De Blasio Says Yale Should Drop Name of Slavery Defender From Dorm

  • NYC's mayor backs his son's protests at New Haven university
  • Calhoun opposed abolitionism, led pro-slavery senate faction

New York City Mayor Bill de Blasio speaks on Nov. 10, 2015.

Photographer: Spencer Platt/Getty Images

New York’s Bill de Blasio wants Yale University to drop the name of a U.S. vice president and 19th century defender of slavery from a residential college where his son lives.

Dante de Blasio is a freshman assigned to Calhoun College, one of 12 on the New Haven, Connecticut, campus.
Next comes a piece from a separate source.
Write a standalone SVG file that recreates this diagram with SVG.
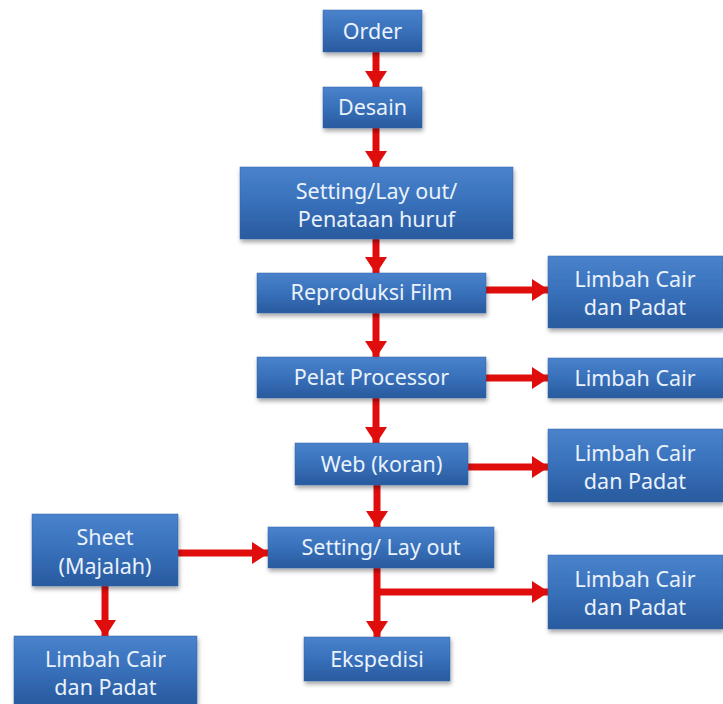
<svg xmlns="http://www.w3.org/2000/svg" width="723" height="704" viewBox="0 0 723 704">
<defs>
<linearGradient id="g" x1="0" y1="0" x2="0" y2="1">
<stop offset="0" stop-color="#4a82cc"/>
<stop offset="0.5" stop-color="#3870ba"/>
<stop offset="1" stop-color="#285a9e"/>
</linearGradient>
<filter id="sh" x="-10%" y="-10%" width="130%" height="140%">
<feDropShadow dx="1" dy="3" stdDeviation="2" flood-color="#000" flood-opacity="0.35"/>
</filter>
<marker id="ah" markerUnits="userSpaceOnUse" markerWidth="18" markerHeight="22" refX="16" refY="11" orient="auto">
<path d="M0,0 L17,11 L0,22 Z" fill="#e00d0d"/>
</marker>
</defs>
<style>
.box{fill:url(#g);filter:url(#sh);stroke:#3366a8;stroke-width:0.5}
.t{font-family:"Noto Sans","Liberation Sans",sans-serif;font-size:21.5px;fill:#eaf2fc;text-anchor:middle}
.c{stroke:#e00d0d;stroke-width:7;fill:none}
</style>
<rect width="723" height="704" fill="#ffffff"/>
<g id="connectors">
<line class="c" x1="376" y1="52" x2="376" y2="87" marker-end="url(#ah)"/>
<line class="c" x1="376" y1="128" x2="376" y2="167" marker-end="url(#ah)"/>
<line class="c" x1="376" y1="239" x2="376" y2="273" marker-end="url(#ah)"/>
<line class="c" x1="376" y1="313" x2="376" y2="357" marker-end="url(#ah)"/>
<line class="c" x1="376" y1="398" x2="376" y2="443" marker-end="url(#ah)"/>
<line class="c" x1="377" y1="485" x2="377" y2="527" marker-end="url(#ah)"/>
<line class="c" x1="377" y1="568" x2="377" y2="637" marker-end="url(#ah)"/>
<line class="c" x1="105" y1="586" x2="105" y2="636" marker-end="url(#ah)"/>
<line class="c" x1="486" y1="290" x2="548" y2="290" marker-end="url(#ah)"/>
<line class="c" x1="486" y1="378" x2="548" y2="378" marker-end="url(#ah)"/>
<line class="c" x1="468" y1="467" x2="548" y2="467" marker-end="url(#ah)"/>
<line class="c" x1="178" y1="553" x2="268" y2="553" marker-end="url(#ah)"/>
<line class="c" x1="377" y1="592" x2="548" y2="592" marker-end="url(#ah)"/>
</g>
<g id="order"><rect class="box" x="323" y="10" width="99" height="42"/><text class="t" x="372.5" y="39">Order</text></g>
<g id="desain"><rect class="box" x="323" y="87" width="99" height="41"/><text class="t" x="372.5" y="115">Desain</text></g>
<g id="setting1"><rect class="box" x="240" y="167" width="273" height="72"/><text class="t" x="376.5" y="199">Setting/Lay out/</text><text class="t" x="376.5" y="227">Penataan huruf</text></g>
<g id="reproduksi"><rect class="box" x="257" y="273" width="229" height="40"/><text class="t" x="371.5" y="300">Reproduksi Film</text></g>
<g id="limbah1"><rect class="box" x="548" y="256" width="175" height="72"/><text class="t" x="635" y="287">Limbah Cair</text><text class="t" x="635" y="315">dan Padat</text></g>
<g id="pelat"><rect class="box" x="257" y="357" width="229" height="41"/><text class="t" x="371.5" y="385">Pelat Processor</text></g>
<g id="limbahcair"><rect class="box" x="548" y="358" width="175" height="40"/><text class="t" x="635" y="386">Limbah Cair</text></g>
<g id="web"><rect class="box" x="295" y="443" width="173" height="42"/><text class="t" x="381.5" y="472">Web (koran)</text></g>
<g id="limbah2"><rect class="box" x="548" y="429" width="175" height="73"/><text class="t" x="635" y="461">Limbah Cair</text><text class="t" x="635" y="489">dan Padat</text></g>
<g id="sheet"><rect class="box" x="32" y="514" width="146" height="72"/><text class="t" x="105" y="545">Sheet</text><text class="t" x="105" y="574">(Majalah)</text></g>
<g id="setting2"><rect class="box" x="268" y="527" width="226" height="41"/><text class="t" x="381" y="555">Setting/ Lay out</text></g>
<g id="limbah4"><rect class="box" x="548" y="555" width="175" height="74"/><text class="t" x="635" y="587">Limbah Cair</text><text class="t" x="635" y="615">dan Padat</text></g>
<g id="ekspedisi"><rect class="box" x="304" y="637" width="146" height="44"/><text class="t" x="377" y="667">Ekspedisi</text></g>
<g id="limbah3"><rect class="box" x="14" y="636" width="183" height="68"/><text class="t" x="105.5" y="667">Limbah Cair</text><text class="t" x="105.5" y="695">dan Padat</text></g>
</svg>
It is named after John C. Calhoun, an alumnus who as a U.S. senator from South Carolina called slavery a “positive good.” He was vice president from 1825 to 1832.
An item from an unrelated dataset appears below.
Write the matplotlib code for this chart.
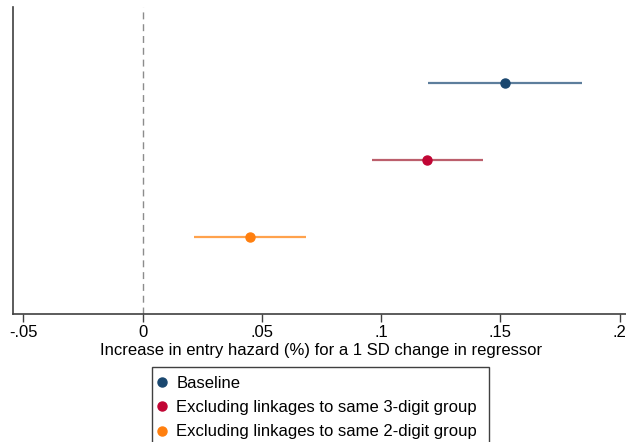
import matplotlib.pyplot as plt
from matplotlib.lines import Line2D
from matplotlib.patches import Rectangle

plt.rcParams['font.family'] = ['Liberation Sans', 'DejaVu Sans']

labels = ['Baseline',
          'Excluding linkages to same 3-digit group',
          'Excluding linkages to same 2-digit group']
estimates = [0.1518, 0.1193, 0.045]
ci_low = [0.1196, 0.0962, 0.0216]
ci_high = [0.1843, 0.1428, 0.0685]
rows = [3, 2, 1]
colors = ['#1a476f', '#c10534', '#ff7f0e']
ci_colors = ['#5d7e9c', '#bc5f6c', '#ffa24c']

xticks = [-0.05, 0, 0.05, 0.1, 0.15, 0.2]
xticklabels = ['-.05', '0', '.05', '.1', '.15', '.2']


def main():
    fig = plt.figure(figsize=(6.26, 4.42), dpi=100)
    ax = fig.add_axes([0.02, 0.29, 0.985, 0.695])

    ax.axvline(0, color='#8c8c8c', lw=1, dashes=(5, 3.5), zorder=1)

    handles = []
    for est, lo, hi, y, c, cc, lab in zip(estimates, ci_low, ci_high, rows, colors, ci_colors, labels):
        ax.plot([lo, hi], [y, y], color=cc, lw=1.6, solid_capstyle='butt', zorder=2)
        ax.plot(est, y, 'o', color=c, ms=6.5, zorder=3)
        handles.append(Line2D([], [], marker='o', ls='none', color=c, ms=6.5, label=lab))

    ax.set_xlim(-0.0545, 0.204)
    ax.set_ylim(0, 4)
    ax.set_yticks([])
    ax.set_xticks(xticks)
    ax.set_xticklabels(xticklabels, fontsize=12)
    ax.tick_params(axis='x', length=6, width=1, color='#404040', pad=2)
    for side in ['top', 'right']:
        ax.spines[side].set_visible(False)
    for side in ['left', 'bottom']:
        ax.spines[side].set_color('#404040')
        ax.spines[side].set_linewidth(1.2)
    ax.set_xlabel('Increase in entry hazard (%) for a 1 SD change in regressor', fontsize=12, labelpad=2.5)

    # legend box runs off the bottom of the figure
    fig.patches.append(Rectangle((152 / 626, -0.1), 337 / 626, 0.1 + 1 - 367 / 442,
                                 transform=fig.transFigure, fill=False,
                                 edgecolor='#404040', lw=1))
    fig.legend(handles=handles, loc='upper left', bbox_to_anchor=(157 / 626, 1 - 376 / 442),
               fontsize=12, frameon=False, handlelength=0.6, handletextpad=0.55,
               labelspacing=0.55, borderpad=0, borderaxespad=0)

    fig.savefig('out.png', dpi=100)


if __name__ == "__main__":
    main()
De Blasio’s son is a member of the school’s Black Student Union and has been participating in protests intended to rid the university of implicit racist attitudes.

The mayor, a self-described progressive whose father also went to Yale, said he “absolutely” would favor stripping Calhoun’s name from the the residential college.
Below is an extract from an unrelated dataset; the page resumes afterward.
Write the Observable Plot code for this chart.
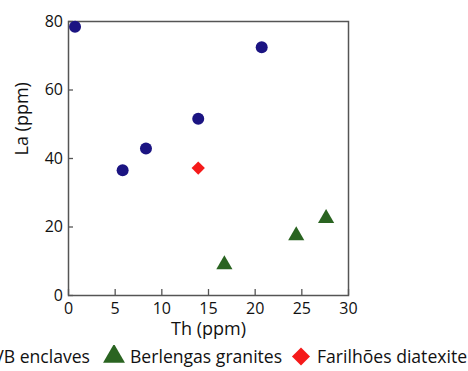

Dante de Blasio “certainly notes the fact that the college he’s in, Calhoun College, is named for someone it shouldn’t be named for,” de Blasio told reporters Monday in Manhattan. “You can certainly understand that as a young man of African descent it doesn’t feel particularly appropriate to be living in a place named after the chief segregationist leader of the South in that period.”

Yale’s demonstrations are among several targeting racism at colleges including the University of Missouri and Princeton University, where black students have raised issues about former President Woodrow Wilson’s racial biases. At Amherst College in Massachusetts, the Lord Jeff football mascot is named for a colonial British general who endorsed killing native Americans by selling them blankets impregnated with smallpox.